Tags: Bible, church of christ, Episcopal Church, preaching styles, topical lessons
I was reminded of something when I visited my parents’ church (the one I grew up in) over the weekend that I’ve noticed many times in years past when attending Evangelical congregations, but that I don’t believe I’ve ever written about before. It is something that bothers me to no end and that seems to be present across the various teaching aspects of a worship service – from Sunday school to the sermon.
So, what is this annoying aspect of attempted edification?
Well, it involves the use of the Bible in topical discussions or lectures/sermons in order to prove one’s point on the issue of the day. Don’t get me wrong, I have no problem with using the Bible as a reference point in these conversations, but it is the way that this is often conducted that particularly irks me. My observations over the years have been that a teacher/preacher/etc. will choose a topic and then pull singular verses, or sometimes even pieces of verses, from scripture in order to bolster the point they are attempting to make. Sometimes these may be lifted out of context and twisted and turned about until they little resemble their original meaning. I’m reminded of being a teenager and having a minister respond to my skeptical queries about water baptism being the only method of salvation with the first part of I Peter 3:21, “Baptism now saves you.” Of course, if you read farther you’ll find that this is not the point of the passage and that it actually says something almost completely the opposite of that assertion, but regardless, that was the defense thrust at me.
This no doubt originates from the beliefs that the Bible is inerrant (it’s not), perfectly unified across numerous authors and centuries (nope), and that one particular interpretation alone is correct (strike three). I’ve pondered this a great deal over the years as we hustle to flip from one verse in Galatians to another in Ezekiel and then to Leviticus, wondering what, if anything, they have to do with each other outside of the point trying to be made from the pulpit or in the classroom.

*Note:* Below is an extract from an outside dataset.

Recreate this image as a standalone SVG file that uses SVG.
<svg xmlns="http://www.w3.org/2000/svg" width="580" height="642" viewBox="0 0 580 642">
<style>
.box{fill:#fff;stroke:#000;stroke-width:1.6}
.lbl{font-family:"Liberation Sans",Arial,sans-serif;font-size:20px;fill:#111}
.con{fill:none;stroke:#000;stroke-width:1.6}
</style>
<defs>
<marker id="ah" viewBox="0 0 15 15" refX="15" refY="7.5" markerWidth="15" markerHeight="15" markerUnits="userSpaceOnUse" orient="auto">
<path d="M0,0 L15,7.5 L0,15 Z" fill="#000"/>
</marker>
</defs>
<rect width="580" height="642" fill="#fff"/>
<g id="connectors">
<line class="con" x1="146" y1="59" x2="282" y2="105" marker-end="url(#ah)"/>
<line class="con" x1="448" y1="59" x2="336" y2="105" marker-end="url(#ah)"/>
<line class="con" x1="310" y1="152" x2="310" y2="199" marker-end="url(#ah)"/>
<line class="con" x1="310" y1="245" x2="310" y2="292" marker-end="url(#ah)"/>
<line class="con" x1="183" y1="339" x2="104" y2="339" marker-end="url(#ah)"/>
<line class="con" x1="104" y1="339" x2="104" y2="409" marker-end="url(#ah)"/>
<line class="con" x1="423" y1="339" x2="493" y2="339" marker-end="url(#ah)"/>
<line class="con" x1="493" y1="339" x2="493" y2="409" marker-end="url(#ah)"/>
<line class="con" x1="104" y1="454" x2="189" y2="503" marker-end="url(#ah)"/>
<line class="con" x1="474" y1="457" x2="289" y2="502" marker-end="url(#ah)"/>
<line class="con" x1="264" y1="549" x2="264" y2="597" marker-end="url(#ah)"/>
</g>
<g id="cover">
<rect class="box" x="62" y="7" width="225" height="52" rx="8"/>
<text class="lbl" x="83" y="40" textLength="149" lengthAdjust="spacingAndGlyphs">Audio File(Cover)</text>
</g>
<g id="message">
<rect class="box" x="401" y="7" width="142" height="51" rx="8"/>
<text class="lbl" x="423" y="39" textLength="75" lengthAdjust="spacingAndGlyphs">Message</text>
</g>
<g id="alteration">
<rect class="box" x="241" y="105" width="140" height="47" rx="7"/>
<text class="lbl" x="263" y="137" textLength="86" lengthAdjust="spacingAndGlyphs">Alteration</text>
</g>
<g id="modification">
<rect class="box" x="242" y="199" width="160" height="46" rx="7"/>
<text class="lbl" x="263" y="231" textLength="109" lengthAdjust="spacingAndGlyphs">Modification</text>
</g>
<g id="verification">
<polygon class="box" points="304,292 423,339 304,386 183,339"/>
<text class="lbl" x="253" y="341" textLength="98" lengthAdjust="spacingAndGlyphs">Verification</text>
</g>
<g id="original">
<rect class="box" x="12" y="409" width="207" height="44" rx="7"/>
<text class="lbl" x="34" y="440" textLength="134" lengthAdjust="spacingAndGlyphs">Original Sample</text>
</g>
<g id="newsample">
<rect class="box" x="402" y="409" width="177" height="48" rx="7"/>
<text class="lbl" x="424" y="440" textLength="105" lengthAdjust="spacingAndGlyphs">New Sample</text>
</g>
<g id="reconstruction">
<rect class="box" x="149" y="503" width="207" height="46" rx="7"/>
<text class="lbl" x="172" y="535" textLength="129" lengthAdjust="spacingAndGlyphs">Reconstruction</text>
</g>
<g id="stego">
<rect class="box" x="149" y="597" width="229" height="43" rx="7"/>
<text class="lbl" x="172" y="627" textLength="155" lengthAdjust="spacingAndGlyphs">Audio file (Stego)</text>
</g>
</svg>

On the other hand, the faith community in which we now reside (St. Timothy’s Episcopal Church) takes a different approach. Each week there are a number of longer readings taken from the Lectionary on which to concentrate and generally both class and the sermon revolve around these. I particularly enjoy our priest’s style when it comes to preaching. He makes it more conversational and real, and rarely, if ever, cracks open a Bible. He has a real gift for storytelling and making it fit into the context of the week’s readings and in my view, this is much more effective and meaningful than a marathon page-turning session.
The Birth Myth Revisited December 13, 2010Posted by Matt in Christian Beliefs, Christmas.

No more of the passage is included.